How much does a bottle of Prosecco DOCG cost at the winery?
Standard Valdobbiadene DOCG: €7–12 per bottle. Rive single-vineyard: €12–20. Superiore di Cartizze: €15–30. Purchasing directly from the winery typically saves 20–30% vs wine shop retail and ensures provenance. Many wineries offer case discounts (typically 6+ bottles). EU residents can bring wine home without duty; non-EU visitors should check duty-free allowances.
Is the Prosecco hills visit suitable for children?
The landscape and villages are genuinely beautiful and the hill towns have their own interest. Wineries often have outdoor areas and agriturismo lunch settings that are relaxed and family-friendly. The tasting format is obviously adult; most children are fine with the visit context even if they are not tasting. Follina abbey and Asolo’s medieval town are both engaging for older children.
The Prosecco hills in the broader Veneto travel picture
The Prosecco hills sit at the intersection of several Veneto itinerary threads. They are close to Treviso (see the Treviso day trip guide), which connects them efficiently to a northern Veneto day from Venice. They are accessible en route to the Dolomites (the Belluno province begins north of Valdobbiadene), making a stop in the hills natural if you are driving toward Cortina d’Ampezzo. And they bookend the Venice Veneto 7-day itinerary alongside Valpolicella, Soave, and the main Veneto cities.
For the day-trip-from-Venice visitor, the Prosecco hills offer something none of Venice’s other day trip options provide: the experience of rural Veneto, without crowds, without tourist infrastructure, and with a centuries-old wine culture that the landscape makes legible. Walking a Rive hillside vineyard in September harvest, with the Treviso plain visible below and the first Alpine ridges visible above, is as distinctive a Veneto experience as anything Venice itself offers.

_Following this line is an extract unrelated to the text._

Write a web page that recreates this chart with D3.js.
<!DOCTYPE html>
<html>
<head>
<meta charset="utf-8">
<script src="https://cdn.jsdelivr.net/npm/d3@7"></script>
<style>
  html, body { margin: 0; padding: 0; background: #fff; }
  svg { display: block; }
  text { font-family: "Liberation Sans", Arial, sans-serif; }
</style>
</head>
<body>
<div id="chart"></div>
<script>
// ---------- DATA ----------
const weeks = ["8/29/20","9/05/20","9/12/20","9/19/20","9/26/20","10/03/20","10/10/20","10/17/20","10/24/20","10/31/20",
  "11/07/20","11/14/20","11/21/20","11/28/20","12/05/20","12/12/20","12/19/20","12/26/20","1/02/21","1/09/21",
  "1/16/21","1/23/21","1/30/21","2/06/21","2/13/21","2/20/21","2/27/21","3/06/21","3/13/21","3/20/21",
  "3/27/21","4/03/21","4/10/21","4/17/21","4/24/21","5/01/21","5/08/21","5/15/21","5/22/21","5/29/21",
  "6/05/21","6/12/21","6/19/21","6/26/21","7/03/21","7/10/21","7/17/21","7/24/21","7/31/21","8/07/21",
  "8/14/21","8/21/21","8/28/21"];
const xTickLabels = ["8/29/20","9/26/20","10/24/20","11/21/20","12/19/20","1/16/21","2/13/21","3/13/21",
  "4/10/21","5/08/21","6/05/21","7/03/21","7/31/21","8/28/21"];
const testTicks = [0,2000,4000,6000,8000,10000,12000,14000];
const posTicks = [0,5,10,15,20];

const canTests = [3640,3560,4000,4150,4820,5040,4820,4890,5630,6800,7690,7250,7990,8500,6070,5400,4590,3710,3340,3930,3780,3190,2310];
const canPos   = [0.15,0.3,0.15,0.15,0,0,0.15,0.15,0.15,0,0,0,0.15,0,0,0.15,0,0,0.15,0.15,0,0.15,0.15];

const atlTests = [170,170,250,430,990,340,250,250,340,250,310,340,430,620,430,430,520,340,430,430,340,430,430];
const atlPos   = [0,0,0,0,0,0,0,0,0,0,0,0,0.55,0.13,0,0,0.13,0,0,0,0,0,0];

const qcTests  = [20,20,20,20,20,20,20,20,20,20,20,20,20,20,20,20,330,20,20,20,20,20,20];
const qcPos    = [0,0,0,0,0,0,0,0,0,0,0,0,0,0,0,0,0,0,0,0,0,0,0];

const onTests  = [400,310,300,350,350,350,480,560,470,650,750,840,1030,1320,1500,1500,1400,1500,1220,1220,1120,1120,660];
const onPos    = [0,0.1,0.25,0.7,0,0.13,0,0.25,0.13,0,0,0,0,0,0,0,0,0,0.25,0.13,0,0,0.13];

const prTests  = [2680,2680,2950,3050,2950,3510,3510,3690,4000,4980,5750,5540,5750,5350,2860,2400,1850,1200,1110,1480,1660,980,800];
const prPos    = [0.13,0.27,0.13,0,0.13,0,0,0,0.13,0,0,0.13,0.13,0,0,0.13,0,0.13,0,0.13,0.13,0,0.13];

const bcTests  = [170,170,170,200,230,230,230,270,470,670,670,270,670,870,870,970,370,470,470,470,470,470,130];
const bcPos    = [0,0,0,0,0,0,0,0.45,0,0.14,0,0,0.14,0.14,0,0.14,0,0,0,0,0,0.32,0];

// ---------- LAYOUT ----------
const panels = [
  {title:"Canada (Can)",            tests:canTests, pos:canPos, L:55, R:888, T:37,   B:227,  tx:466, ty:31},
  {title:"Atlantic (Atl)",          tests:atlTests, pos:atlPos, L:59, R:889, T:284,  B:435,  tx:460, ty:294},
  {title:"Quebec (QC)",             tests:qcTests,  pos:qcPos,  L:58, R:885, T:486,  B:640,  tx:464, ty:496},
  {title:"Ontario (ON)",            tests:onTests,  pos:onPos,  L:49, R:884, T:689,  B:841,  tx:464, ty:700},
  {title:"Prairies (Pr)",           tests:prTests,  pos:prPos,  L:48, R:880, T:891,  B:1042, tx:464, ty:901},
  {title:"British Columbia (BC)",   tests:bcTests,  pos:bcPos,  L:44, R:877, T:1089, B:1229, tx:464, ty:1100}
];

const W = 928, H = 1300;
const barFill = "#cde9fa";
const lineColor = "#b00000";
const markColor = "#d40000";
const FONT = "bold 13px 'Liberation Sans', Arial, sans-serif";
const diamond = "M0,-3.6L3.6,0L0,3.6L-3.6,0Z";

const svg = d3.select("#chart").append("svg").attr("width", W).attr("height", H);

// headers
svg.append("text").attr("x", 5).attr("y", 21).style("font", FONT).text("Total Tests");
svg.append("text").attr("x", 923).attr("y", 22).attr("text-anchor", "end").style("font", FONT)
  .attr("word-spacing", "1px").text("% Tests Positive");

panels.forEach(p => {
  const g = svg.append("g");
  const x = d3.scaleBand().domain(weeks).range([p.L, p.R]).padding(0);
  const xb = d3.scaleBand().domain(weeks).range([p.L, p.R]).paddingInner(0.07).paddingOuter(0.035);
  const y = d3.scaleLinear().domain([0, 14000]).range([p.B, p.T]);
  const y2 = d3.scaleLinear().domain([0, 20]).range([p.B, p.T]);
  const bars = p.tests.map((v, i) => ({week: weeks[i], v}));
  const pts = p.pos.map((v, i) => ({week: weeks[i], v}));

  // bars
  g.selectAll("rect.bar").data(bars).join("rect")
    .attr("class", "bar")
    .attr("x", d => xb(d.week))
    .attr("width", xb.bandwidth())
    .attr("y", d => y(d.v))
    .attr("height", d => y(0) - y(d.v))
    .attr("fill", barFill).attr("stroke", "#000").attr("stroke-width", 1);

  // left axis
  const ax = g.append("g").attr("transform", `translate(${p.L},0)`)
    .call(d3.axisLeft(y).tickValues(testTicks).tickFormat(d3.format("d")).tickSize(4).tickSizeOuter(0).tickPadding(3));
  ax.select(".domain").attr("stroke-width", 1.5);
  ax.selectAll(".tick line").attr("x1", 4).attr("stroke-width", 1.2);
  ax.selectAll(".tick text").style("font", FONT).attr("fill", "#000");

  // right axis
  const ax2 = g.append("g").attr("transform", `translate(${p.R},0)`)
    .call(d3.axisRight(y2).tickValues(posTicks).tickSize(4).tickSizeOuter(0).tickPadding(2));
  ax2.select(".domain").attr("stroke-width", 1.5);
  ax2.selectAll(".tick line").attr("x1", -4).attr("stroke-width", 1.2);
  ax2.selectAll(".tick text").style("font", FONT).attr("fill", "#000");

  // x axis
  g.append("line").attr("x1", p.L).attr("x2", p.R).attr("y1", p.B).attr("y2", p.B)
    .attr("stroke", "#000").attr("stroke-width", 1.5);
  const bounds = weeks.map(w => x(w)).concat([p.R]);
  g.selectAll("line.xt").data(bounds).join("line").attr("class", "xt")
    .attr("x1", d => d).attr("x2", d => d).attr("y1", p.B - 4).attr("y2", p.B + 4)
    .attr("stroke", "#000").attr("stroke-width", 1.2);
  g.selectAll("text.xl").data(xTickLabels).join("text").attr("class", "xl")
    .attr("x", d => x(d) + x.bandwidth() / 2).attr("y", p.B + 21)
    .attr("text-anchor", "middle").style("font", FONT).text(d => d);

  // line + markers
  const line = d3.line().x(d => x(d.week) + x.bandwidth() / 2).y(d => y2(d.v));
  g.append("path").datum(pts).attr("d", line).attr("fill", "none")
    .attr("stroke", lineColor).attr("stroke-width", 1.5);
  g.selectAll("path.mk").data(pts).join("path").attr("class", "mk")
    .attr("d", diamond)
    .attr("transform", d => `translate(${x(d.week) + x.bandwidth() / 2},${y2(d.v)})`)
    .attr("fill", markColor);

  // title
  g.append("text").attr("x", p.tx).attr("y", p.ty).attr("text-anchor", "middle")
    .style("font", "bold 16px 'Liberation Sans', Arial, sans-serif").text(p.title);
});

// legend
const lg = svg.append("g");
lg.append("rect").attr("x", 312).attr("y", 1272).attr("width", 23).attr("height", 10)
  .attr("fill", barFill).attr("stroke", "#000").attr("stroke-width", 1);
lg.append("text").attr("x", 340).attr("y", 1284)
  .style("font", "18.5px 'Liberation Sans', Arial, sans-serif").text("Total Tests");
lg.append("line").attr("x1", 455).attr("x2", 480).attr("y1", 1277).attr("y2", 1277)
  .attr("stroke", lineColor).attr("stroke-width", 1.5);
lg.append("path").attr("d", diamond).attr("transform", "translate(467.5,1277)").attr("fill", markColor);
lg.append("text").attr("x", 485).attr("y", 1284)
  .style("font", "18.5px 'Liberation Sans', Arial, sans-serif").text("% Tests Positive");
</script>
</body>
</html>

The connection between the landscape and the wine in the glass is unusually direct here. A glass of Rive di Farra di Soligo from a Valdobbiadene producer is a specific hillside — 107 hectares of specific geology and microclimate — rendered in liquid form. Visiting that hillside, tasting the wine where it was made, and then drinking the same wine at a Venice aperitivo two days later completes a loop that most wine tourism never manages to close.
For practical day trip planning combining the Prosecco hills with Treviso, see the Prosecco hills day trip guide.

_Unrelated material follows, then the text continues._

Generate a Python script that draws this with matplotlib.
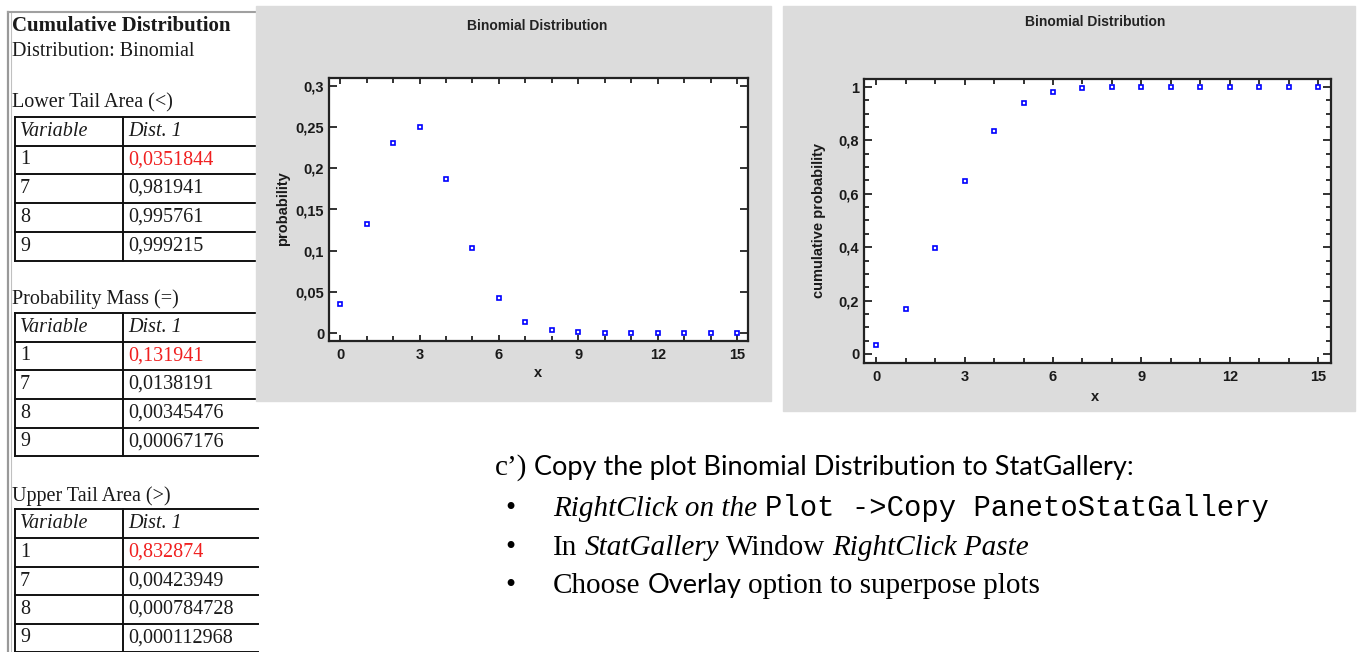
import matplotlib
matplotlib.use("Agg")
import matplotlib.pyplot as plt
from matplotlib.patches import Rectangle
from matplotlib.ticker import MultipleLocator, FuncFormatter

W, H = 1357, 652

# ---- data ----
x_vals = list(range(16))
pmf = [0.0352, 0.1319, 0.2309, 0.2501, 0.1876, 0.1032, 0.0430, 0.0138,
       0.0035, 0.0007, 0.0001, 0.0, 0.0, 0.0, 0.0, 0.0]
cdf = [0.0352, 0.1671, 0.3980, 0.6482, 0.8358, 0.9389, 0.9819, 0.9958,
       0.9992, 0.9999, 1.0, 1.0, 1.0, 1.0, 1.0, 1.0]

table_vars = ['1', '7', '8', '9']
lower_vals = ['0,0351844', '0,981941', '0,995761', '0,999215']
mass_vals = ['0,131941', '0,0138191', '0,00345476', '0,00067176']
upper_vals = ['0,832874', '0,00423949', '0,000784728', '0,000112968']

SERIF = 'Liberation Serif'
SANS = 'Liberation Sans'
MONO = 'Liberation Mono'
CALI = 'Lato'
PANEL = '#dcdcdc'

fig = plt.figure(figsize=(W / 100, H / 100), dpi=100)
ax0 = fig.add_axes([0, 0, 1, 1])
ax0.set_xlim(0, W)
ax0.set_ylim(H, 0)
ax0.axis('off')
ax0.set_zorder(0)


def px_axes(l, t, r, b):
    a = fig.add_axes([l / W, 1 - b / H, (r - l) / W, (b - t) / H])
    a.set_zorder(2)
    return a


def comma(v, pos):
    s = '{:g}'.format(round(v, 6))
    return s.replace('.', ',')


# ---- left frame with the tables ----
ax0.plot([8, 8], [12, H], color='#999999', lw=1.6)
ax0.plot([10.5, 10.5], [12, H], color='#c0c0c0', lw=0.8)
ax0.plot([8, 258], [12, 12], color='#a0a0a0', lw=1.5)

tc = '#1a1a1a'
ax0.text(12, 26, 'Cumulative Distribution', fontsize=15, fontweight='bold',
         family=SERIF, va='center', color=tc)
ax0.text(12, 52, 'Distribution: Binomial', fontsize=14.5, family=SERIF,
         va='center', color=tc)


def draw_table(label, label_y, lines, vals):
    ax0.text(12, label_y, label, fontsize=14.5, family=SERIF, va='center', color=tc)
    top, bot = lines[0], lines[-1]
    for y in lines:
        ax0.plot([15, 258], [y, y], color='#111111', lw=1.4)
    for x in (15, 123):
        ax0.plot([x, x], [top, bot], color='#111111', lw=1.4)
    cy = (lines[0] + lines[1]) / 2
    ax0.text(20, cy, 'Variable', fontsize=14.5, family=SERIF, style='italic',
             va='center', color=tc)
    ax0.text(128, cy, 'Dist. 1', fontsize=14.5, family=SERIF, style='italic',
             va='center', color=tc)
    for i, (v, val) in enumerate(zip(table_vars, vals)):
        cy = (lines[i + 1] + lines[i + 2]) / 2
        ax0.text(20, cy, v, fontsize=14.5, family=SERIF, va='center', color=tc)
        ax0.text(128, cy, val, fontsize=14.5, family=SERIF, va='center',
                 color='#f02020' if i == 0 else tc)


draw_table('Lower Tail Area (<)', 103, [117, 146, 174, 203, 232, 261], lower_vals)
draw_table('Probability Mass (=)', 299, [313, 342, 370, 399, 428, 456], mass_vals)
draw_table('Upper Tail Area (>)', 496, [509, 538, 567, 595, 624, 652], upper_vals)

# ---- gray plot panels ----
ax0.add_patch(Rectangle((256, 6), 515, 395, color=PANEL, zorder=3))
ax0.add_patch(Rectangle((783, 6), 572, 405, color=PANEL, zorder=3))


def style_axes(a):
    for s in a.spines.values():
        s.set_color('#222222')
        s.set_linewidth(1.6)
    a.tick_params(which='both', direction='in', top=True, right=True,
                  color='#222222', width=1.3)
    a.tick_params(axis='y', which='major', length=6, pad=3.5)
    a.tick_params(axis='x', which='major', length=4.5, pad=5)
    a.tick_params(which='minor', length=3.5)
    for lab in a.get_xticklabels() + a.get_yticklabels():
        lab.set_fontweight('bold')
        lab.set_family(SANS)
        lab.set_fontsize(10.5)
        lab.set_color('#1a1a1a')
    a.yaxis.set_major_formatter(FuncFormatter(comma))
    a.xaxis.set_major_locator(MultipleLocator(3))
    a.xaxis.set_minor_locator(MultipleLocator(1))


lab_kw = dict(fontsize=10.5, fontweight='bold', family=SANS, color='#1a1a1a',
              ha='center', va='center', zorder=4)
mk = dict(ls='none', marker='s', ms=3.0, mfc='white', mec='#0000ff', mew=1.2)

# left plot: probability mass
ax1 = px_axes(329, 78, 748, 341)
ax1.plot(x_vals, pmf, **mk)
ax1.set_xlim(-0.42, 15.41)
ax1.set_ylim(-0.0097, 0.3097)
ax1.yaxis.set_major_locator(MultipleLocator(0.05))
style_axes(ax1)
ax0.text(537, 26, 'Binomial Distribution', fontsize=10, fontweight='bold',
         family=SANS, color='#222222', ha='center', va='center', zorder=4)
ax0.text(283, 209, 'probability', rotation=90, **lab_kw)
ax0.text(538, 373, 'x', **lab_kw)

# right plot: cumulative probability
ax2 = px_axes(864, 79, 1331, 363)
ax2.plot(x_vals, cdf, **mk)
ax2.set_xlim(-0.42, 15.44)
ax2.set_ylim(-0.034, 1.030)
ax2.yaxis.set_major_locator(MultipleLocator(0.2))
ax2.yaxis.set_minor_locator(MultipleLocator(0.05))
style_axes(ax2)
ax0.text(1095, 22, 'Binomial Distribution', fontsize=10, fontweight='bold',
         family=SANS, color='#222222', ha='center', va='center', zorder=4)
ax0.text(819, 221, 'cumulative probability', rotation=90, **lab_kw)
ax0.text(1095, 397, 'x', **lab_kw)

# ---- instruction text with mixed fonts ----
renderer = fig.canvas.get_renderer()
TS = 21


def rich_line(x, y, pieces):
    for txt, kw in pieces:
        if isinstance(txt, (int, float)):
            x += txt
            continue
        t = ax0.text(x, y, txt, ha='left', va='baseline', color='black', **kw)
        x += t.get_window_extent(renderer=renderer).width


times = dict(family=SERIF, fontsize=TS)
times_i = dict(family=SERIF, fontsize=TS, style='italic')
cali = dict(family=CALI, fontsize=19.5)
mono = dict(family=MONO, fontsize=20.8)

rich_line(495, 475, [('c\u2019)', times), (7, None),
                     ('Copy the plot Binomial Distribution to StatGallery:', cali)])
for by in (516, 555, 593):
    ax0.text(505, by, '\u2022', ha='left', va='baseline', **times)
rich_line(553, 516, [('RightClick on the', times_i), (8, None),
                     ('Plot ->Copy PanetoStatGallery', mono)])
rich_line(553, 555, [('In', times), (7, None), ('StatGallery', times_i), (7, None),
                     ('Window', times), (7, None), ('RightClick Paste', times_i)])
rich_line(553, 593, [('Choose', times), (7, None), ('Overlay', cali), (7, None),
                     ('option to superpose plots', times)])

fig.savefig('out.png', dpi=100)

What is the difference between Prosecco frizzante, spumante, and tranquillo?
Spumante: the fully sparkling version, with significant pressure (at least 3.5 bar). This is the most common Prosecco DOCG format — what most people mean when they say Prosecco. Frizzante: a lightly sparkling version with lower pressure (1–2.5 bar), slightly less effervescent, more delicate on the palate. Traditional in the local culture, less exported. Tranquillo: still (non-sparkling) Prosecco DOCG, rare but exists. Very different from the sparkling version — the grape’s aromatic character comes through without bubble interference. Worth trying at a winery if offered.